Phallic Fables: A Rabelaisian Epic
nytheatre.com review by Lucile Scott
May 4, 2008
Oddly for a play with such a bawdy name, Phallic Fables: A Rabelaisian Epic is about the absence of sex, though erect cardboard penises do play a prominent role in the production. The show consists of two one-hour long plays, The Women Strike and Menage a Trois, with a shorter third play, Cloning Around, being added to the lineup on Sundays.
Each of the three plays involves a scenario that causes sex to disappear on a mass scale. In The Women Strike, the Supreme Court has overturned Roe v. Wade, making abortion illegal, and declared all contraceptives unconstitutional, causing women across the nation to go on strike and stop having sex with men. Tony King plays the President of the United States with a slight Southern accent and slick oblivious confidence, not to mention an ever-present pink phallus, that convincingly drives the narrative as he comically bumbles through handling the strike and trying to deal with his wife and his mistress, both played by Danielle Suder.
Some interesting points are made about how laws regarding sex and abortion have repercussions mostly for the woman carrying the child and not the man, and legal efforts are made to change this injustice. In this and the other two plays men are mostly portrayed as bumbling and piloted by those phalluses.
The second play, Menage A Trois, involves an apocalyptic scenario in which the word "hope" vanishes from all dictionaries and then all penises suddenly disappear, meaning the human race can no longer reproduce. It is a good premise for the end of the human race and that plot is entertainingly interwoven with skits involving the creation of humanity and the Garden of Eden, portraying the serpent as a penis. The play shows the impact of these tragic events on several parties including a zipper manufacturer and the man who once cured erectile dysfunction, with all male roles played by Oliver Thrun and all female roles by Jessica Day, who both slide from character to character smoothly and with excellent comic timing. However, because it is a series of skits and a farce, it feels much too long and leaves one not so much caring that it is the end of the world.

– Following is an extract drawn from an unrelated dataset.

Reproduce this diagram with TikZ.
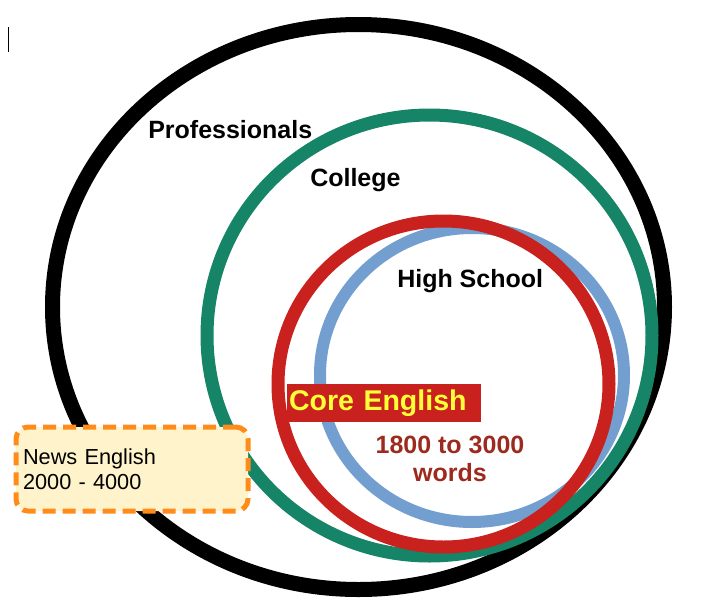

The third play, Cloning Around, begins with a statement by the lovely and fabulously attitudinal Avia Bushyhead that sometime in the past women gained the dominant role in society and made everyone clones of the prettiest girl and the most popular boy in town and that all other reproductive strategies, meaning sex, were forgotten. While it is never explained why women, if given control over the world, would want a sexless world in which everyone looks the same, Bushyhead and her male costar Lei Zhou do a hilarious job of playing three cloned couples that look exactly like one another.
While Phallic Fables is an entertaining romp through bizarre and cataclysmic sexual politics of the future, it does not really dig beneath farce into the actual relations between the sexes sufficiently to sustain a two-and-a-half hour play. Not to mention the fact that if all men couldn't have sex, women would most likely turn to lesbianism in droves...but that, I suppose, is another story.